Rows from a dataset of charts and code
>>>

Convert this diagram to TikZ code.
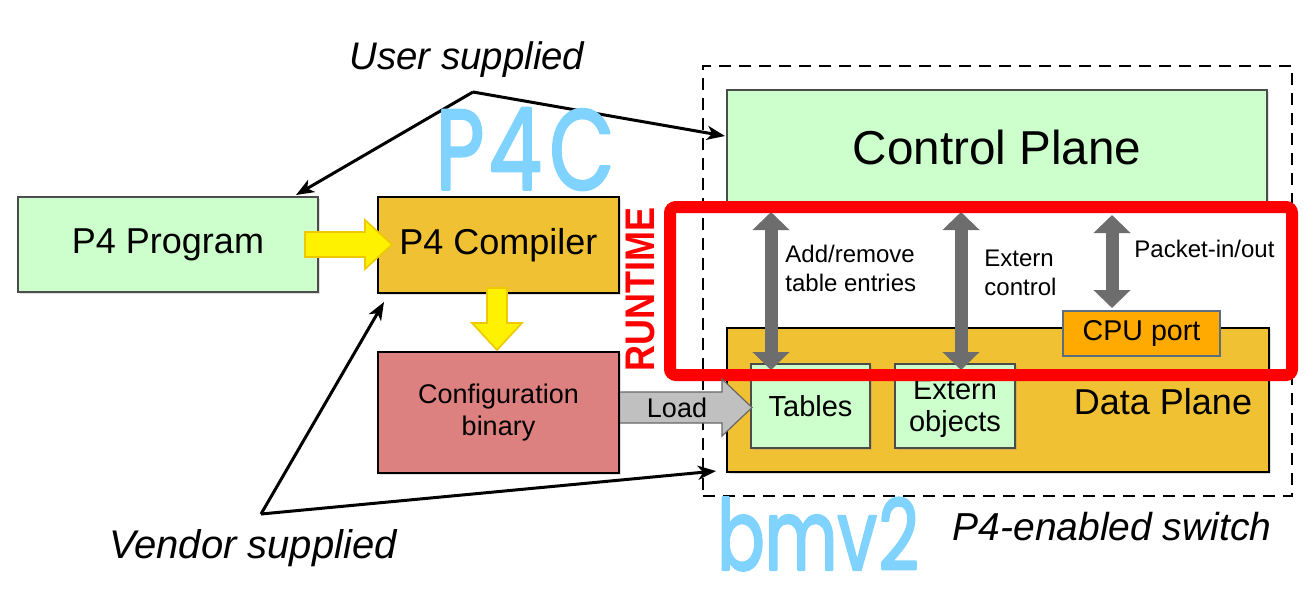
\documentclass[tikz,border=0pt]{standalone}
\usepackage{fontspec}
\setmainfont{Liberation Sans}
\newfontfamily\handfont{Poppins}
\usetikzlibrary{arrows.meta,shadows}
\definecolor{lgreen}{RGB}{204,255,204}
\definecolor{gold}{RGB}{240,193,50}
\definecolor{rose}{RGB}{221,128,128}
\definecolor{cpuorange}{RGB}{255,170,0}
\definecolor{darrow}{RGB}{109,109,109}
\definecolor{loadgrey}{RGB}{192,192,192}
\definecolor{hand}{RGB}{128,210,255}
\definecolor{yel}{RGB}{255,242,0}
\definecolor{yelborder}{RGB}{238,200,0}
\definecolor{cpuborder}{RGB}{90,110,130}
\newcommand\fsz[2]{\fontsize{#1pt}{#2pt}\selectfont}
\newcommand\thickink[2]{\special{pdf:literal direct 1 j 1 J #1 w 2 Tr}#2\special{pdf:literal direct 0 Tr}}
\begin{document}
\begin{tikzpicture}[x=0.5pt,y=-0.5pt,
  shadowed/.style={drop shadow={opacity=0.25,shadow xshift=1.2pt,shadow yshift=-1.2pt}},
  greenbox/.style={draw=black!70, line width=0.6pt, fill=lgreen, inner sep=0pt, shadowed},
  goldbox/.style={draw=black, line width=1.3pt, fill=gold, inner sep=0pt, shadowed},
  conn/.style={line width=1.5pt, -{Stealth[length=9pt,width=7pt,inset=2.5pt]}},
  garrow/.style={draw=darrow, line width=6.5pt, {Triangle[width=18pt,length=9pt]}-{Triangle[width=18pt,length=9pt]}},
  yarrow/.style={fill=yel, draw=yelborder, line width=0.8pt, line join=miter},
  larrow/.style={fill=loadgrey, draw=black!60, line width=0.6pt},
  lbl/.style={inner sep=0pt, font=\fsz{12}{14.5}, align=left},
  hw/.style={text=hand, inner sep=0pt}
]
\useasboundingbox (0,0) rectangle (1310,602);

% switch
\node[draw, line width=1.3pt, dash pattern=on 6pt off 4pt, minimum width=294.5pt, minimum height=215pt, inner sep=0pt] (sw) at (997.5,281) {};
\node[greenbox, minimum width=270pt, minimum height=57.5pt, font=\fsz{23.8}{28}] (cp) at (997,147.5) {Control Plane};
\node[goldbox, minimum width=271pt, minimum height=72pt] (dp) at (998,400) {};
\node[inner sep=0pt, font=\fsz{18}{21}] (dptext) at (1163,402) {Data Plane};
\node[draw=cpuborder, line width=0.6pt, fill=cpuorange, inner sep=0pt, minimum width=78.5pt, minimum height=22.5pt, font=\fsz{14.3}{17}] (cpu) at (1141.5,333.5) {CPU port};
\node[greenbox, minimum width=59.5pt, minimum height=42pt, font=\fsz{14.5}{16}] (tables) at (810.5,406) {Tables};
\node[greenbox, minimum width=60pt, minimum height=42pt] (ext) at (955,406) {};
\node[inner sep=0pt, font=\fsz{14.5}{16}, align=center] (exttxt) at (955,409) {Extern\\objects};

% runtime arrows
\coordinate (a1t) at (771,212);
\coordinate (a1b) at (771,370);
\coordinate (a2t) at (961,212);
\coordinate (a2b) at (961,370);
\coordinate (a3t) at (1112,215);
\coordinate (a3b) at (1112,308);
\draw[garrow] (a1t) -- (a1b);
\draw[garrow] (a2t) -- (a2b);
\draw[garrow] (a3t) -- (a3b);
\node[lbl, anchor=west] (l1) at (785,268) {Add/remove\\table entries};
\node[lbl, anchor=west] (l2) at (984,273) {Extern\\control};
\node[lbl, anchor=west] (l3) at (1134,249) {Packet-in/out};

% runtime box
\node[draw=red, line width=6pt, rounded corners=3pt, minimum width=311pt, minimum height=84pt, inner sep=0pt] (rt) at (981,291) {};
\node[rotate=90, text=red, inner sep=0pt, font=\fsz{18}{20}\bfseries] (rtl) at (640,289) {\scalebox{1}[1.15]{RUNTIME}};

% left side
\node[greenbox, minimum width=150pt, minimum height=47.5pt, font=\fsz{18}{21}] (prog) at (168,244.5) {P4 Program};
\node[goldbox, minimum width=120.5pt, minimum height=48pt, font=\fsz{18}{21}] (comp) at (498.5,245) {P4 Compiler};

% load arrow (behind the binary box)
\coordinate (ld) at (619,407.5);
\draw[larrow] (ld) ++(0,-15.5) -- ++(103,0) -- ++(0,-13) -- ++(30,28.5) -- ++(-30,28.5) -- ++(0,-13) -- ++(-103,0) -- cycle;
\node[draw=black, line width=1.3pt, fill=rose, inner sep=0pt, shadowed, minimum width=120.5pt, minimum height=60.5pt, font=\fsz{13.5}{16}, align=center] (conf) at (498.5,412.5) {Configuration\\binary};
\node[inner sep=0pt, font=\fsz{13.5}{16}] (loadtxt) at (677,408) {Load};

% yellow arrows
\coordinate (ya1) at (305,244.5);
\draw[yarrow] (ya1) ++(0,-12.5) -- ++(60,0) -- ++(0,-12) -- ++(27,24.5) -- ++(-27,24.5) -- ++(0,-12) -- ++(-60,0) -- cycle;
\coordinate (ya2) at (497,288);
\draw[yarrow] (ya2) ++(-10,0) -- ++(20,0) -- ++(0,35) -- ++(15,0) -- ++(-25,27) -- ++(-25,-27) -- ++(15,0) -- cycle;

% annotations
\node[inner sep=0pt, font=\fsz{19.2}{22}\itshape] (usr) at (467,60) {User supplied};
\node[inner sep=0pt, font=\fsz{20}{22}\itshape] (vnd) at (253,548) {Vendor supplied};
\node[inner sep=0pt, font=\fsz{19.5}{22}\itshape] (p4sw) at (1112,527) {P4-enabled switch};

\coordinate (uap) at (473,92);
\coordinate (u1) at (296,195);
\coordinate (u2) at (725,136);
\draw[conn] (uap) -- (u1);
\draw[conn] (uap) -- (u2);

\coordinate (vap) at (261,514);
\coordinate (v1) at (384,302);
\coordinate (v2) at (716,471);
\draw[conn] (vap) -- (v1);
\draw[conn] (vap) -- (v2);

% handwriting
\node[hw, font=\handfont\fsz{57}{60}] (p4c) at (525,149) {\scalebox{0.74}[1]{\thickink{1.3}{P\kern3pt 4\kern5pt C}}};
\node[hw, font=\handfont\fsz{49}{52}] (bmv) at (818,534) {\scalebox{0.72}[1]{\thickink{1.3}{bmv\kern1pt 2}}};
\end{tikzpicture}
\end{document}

<<<
>>>

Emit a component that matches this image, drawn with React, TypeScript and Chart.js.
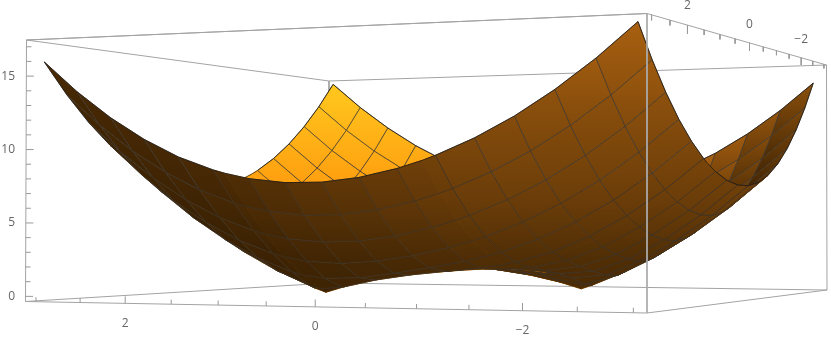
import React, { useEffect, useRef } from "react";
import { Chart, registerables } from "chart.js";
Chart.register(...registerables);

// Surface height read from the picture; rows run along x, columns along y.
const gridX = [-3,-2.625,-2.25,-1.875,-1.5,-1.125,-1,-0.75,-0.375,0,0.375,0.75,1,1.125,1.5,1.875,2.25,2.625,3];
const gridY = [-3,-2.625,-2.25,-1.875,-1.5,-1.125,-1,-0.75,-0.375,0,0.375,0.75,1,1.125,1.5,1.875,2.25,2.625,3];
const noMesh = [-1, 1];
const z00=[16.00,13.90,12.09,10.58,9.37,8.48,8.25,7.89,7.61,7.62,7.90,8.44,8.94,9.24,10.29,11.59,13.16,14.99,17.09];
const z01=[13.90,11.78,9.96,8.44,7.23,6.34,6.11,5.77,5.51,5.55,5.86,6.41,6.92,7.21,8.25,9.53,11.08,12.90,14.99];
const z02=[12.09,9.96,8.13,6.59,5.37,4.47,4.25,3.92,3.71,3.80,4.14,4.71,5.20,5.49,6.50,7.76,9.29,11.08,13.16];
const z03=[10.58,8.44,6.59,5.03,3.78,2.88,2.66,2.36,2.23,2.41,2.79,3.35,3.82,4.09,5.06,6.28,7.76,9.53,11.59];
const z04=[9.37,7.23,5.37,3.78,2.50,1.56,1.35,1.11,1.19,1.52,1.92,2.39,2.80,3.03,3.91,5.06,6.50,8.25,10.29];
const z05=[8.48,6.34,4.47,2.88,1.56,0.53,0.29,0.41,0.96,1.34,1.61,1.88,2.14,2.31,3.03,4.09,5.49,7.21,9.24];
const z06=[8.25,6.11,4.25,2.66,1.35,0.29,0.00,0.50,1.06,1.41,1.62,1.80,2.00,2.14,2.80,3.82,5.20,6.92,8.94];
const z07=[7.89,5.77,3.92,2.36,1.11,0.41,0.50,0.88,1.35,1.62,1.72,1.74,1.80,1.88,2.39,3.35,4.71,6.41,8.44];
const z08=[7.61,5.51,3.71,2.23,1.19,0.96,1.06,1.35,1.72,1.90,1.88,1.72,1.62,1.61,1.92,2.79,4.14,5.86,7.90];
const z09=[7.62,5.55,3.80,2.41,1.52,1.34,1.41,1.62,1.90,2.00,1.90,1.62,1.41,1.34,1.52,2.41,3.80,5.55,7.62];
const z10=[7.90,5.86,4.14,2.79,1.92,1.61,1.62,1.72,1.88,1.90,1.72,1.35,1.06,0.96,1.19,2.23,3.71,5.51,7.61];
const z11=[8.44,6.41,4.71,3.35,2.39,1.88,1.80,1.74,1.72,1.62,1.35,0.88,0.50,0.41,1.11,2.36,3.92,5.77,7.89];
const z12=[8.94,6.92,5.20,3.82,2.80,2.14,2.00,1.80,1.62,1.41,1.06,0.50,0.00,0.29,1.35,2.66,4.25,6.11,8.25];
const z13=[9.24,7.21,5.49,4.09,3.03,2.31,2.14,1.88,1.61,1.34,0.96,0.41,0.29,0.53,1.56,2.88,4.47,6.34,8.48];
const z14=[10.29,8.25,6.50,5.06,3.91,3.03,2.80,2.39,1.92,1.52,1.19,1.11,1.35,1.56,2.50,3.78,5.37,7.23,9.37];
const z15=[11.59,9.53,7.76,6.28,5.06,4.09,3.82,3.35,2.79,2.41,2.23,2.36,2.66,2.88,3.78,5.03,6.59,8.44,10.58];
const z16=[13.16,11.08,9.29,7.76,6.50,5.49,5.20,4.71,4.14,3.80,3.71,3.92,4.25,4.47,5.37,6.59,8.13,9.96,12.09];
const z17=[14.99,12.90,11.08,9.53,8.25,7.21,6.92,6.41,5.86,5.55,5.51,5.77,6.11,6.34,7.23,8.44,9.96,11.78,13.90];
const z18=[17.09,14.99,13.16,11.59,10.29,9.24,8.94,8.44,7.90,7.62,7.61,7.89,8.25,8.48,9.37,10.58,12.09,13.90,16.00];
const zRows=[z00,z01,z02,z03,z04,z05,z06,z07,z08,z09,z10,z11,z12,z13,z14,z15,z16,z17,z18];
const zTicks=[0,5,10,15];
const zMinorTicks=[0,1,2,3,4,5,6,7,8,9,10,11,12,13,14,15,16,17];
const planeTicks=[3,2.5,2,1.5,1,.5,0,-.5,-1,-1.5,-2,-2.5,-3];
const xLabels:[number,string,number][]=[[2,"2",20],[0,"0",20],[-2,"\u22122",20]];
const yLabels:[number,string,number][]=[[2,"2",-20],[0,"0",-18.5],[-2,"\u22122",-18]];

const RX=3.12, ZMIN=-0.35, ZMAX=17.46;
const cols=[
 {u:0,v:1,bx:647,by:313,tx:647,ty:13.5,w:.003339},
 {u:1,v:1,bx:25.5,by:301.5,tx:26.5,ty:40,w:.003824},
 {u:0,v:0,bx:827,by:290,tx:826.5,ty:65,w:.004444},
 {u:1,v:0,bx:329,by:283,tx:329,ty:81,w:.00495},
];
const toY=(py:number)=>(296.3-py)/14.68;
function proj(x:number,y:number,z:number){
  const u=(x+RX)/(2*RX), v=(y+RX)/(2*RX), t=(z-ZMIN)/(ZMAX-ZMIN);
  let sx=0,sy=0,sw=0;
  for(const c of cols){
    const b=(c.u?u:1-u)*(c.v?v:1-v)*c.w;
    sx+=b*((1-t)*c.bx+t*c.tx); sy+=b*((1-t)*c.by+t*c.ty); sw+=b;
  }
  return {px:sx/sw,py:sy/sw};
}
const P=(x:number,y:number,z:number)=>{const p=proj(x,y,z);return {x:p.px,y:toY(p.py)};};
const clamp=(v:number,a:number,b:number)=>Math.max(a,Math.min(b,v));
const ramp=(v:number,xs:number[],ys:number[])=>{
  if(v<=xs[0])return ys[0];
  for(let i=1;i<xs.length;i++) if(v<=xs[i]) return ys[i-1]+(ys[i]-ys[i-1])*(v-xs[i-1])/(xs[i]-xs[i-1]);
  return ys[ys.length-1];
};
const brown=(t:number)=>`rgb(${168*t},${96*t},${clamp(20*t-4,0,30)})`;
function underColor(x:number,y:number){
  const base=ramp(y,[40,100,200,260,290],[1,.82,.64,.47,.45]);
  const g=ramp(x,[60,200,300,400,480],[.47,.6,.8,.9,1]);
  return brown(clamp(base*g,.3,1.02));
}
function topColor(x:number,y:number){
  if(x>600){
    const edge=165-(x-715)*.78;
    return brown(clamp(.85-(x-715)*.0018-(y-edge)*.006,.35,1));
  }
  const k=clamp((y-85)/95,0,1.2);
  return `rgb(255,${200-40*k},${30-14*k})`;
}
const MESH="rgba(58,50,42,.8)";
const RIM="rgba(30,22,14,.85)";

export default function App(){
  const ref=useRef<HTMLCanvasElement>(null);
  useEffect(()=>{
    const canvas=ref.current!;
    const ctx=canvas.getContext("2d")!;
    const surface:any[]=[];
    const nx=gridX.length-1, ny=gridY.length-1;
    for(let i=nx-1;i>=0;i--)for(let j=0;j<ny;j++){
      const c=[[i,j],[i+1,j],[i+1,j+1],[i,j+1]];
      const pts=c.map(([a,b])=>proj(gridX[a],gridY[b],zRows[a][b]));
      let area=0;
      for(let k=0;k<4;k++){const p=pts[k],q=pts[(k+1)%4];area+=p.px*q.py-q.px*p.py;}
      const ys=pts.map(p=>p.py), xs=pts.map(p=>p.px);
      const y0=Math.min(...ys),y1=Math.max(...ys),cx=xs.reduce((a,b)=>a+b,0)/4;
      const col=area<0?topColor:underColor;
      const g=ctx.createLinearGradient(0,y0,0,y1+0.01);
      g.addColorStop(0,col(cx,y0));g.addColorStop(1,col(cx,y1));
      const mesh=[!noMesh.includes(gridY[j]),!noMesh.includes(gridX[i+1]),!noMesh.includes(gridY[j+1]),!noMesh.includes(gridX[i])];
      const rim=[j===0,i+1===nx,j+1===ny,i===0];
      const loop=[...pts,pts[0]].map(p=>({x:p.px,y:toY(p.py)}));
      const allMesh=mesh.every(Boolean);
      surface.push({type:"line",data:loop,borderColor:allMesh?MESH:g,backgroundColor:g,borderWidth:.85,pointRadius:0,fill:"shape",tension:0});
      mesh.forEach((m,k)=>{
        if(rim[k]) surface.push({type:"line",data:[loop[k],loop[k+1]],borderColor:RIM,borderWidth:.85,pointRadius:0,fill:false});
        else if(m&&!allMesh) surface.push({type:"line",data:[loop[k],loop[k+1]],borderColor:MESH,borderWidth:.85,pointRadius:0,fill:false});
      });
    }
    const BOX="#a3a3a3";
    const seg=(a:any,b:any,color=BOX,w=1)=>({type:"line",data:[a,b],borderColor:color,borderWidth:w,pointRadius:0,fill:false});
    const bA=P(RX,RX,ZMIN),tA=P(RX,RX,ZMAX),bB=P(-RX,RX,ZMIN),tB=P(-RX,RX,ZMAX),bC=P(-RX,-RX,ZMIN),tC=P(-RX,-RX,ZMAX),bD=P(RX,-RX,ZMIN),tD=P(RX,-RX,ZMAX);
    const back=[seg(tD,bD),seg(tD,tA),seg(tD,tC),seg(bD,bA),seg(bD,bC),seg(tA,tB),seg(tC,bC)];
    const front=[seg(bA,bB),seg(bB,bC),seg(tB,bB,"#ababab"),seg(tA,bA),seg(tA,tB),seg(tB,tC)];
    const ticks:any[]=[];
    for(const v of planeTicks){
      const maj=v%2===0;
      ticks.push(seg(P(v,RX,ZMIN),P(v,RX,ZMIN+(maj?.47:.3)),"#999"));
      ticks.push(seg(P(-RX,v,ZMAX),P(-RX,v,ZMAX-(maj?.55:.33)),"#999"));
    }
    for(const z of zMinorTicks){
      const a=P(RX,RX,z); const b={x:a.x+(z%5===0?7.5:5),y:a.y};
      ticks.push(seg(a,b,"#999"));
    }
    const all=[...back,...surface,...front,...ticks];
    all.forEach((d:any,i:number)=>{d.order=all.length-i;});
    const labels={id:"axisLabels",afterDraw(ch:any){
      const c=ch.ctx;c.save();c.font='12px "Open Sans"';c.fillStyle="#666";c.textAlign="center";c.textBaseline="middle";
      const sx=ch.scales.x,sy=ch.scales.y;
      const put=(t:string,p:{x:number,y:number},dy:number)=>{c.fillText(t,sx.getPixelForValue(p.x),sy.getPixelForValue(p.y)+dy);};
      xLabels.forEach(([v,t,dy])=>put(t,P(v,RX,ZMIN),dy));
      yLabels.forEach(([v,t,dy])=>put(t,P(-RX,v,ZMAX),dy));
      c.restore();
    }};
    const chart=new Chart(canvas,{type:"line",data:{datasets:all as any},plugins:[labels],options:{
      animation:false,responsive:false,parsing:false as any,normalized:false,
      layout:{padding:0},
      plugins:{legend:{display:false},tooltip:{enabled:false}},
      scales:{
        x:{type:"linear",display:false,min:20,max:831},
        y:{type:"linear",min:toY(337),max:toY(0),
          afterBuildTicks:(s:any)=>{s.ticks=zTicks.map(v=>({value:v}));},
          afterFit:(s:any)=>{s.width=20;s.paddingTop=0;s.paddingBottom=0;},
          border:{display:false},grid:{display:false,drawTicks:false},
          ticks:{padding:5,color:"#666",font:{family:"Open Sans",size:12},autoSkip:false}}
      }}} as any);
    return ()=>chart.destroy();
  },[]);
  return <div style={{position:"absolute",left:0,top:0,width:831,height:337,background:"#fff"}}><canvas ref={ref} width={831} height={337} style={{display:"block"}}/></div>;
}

<<<

--- Goal ---
Go back to the lines above and output, exactly as they stand, the ones from the line containing "Convert this diagram to TikZ code." to the line containing "(0,0) rectangle (1310,602);". Leave all pictures behind.

--- Exercise answer ---
Convert this diagram to TikZ code.
\documentclass[tikz,border=0pt]{standalone}
\usepackage{fontspec}
\setmainfont{Liberation Sans}
\newfontfamily\handfont{Poppins}
\usetikzlibrary{arrows.meta,shadows}
\definecolor{lgreen}{RGB}{204,255,204}
\definecolor{gold}{RGB}{240,193,50}
\definecolor{rose}{RGB}{221,128,128}
\definecolor{cpuorange}{RGB}{255,170,0}
\definecolor{darrow}{RGB}{109,109,109}
\definecolor{loadgrey}{RGB}{192,192,192}
\definecolor{hand}{RGB}{128,210,255}
\definecolor{yel}{RGB}{255,242,0}
\definecolor{yelborder}{RGB}{238,200,0}
\definecolor{cpuborder}{RGB}{90,110,130}
\newcommand\fsz[2]{\fontsize{#1pt}{#2pt}\selectfont}
\newcommand\thickink[2]{\special{pdf:literal direct 1 j 1 J #1 w 2 Tr}#2\special{pdf:literal direct 0 Tr}}
\begin{document}
\begin{tikzpicture}[x=0.5pt,y=-0.5pt,
  shadowed/.style={drop shadow={opacity=0.25,shadow xshift=1.2pt,shadow yshift=-1.2pt}},
  greenbox/.style={draw=black!70, line width=0.6pt, fill=lgreen, inner sep=0pt, shadowed},
  goldbox/.style={draw=black, line width=1.3pt, fill=gold, inner sep=0pt, shadowed},
  conn/.style={line width=1.5pt, -{Stealth[length=9pt,width=7pt,inset=2.5pt]}},
  garrow/.style={draw=darrow, line width=6.5pt, {Triangle[width=18pt,length=9pt]}-{Triangle[width=18pt,length=9pt]}},
  yarrow/.style={fill=yel, draw=yelborder, line width=0.8pt, line join=miter},
  larrow/.style={fill=loadgrey, draw=black!60, line width=0.6pt},
  lbl/.style={inner sep=0pt, font=\fsz{12}{14.5}, align=left},
  hw/.style={text=hand, inner sep=0pt}
]
\useasboundingbox (0,0) rectangle (1310,602);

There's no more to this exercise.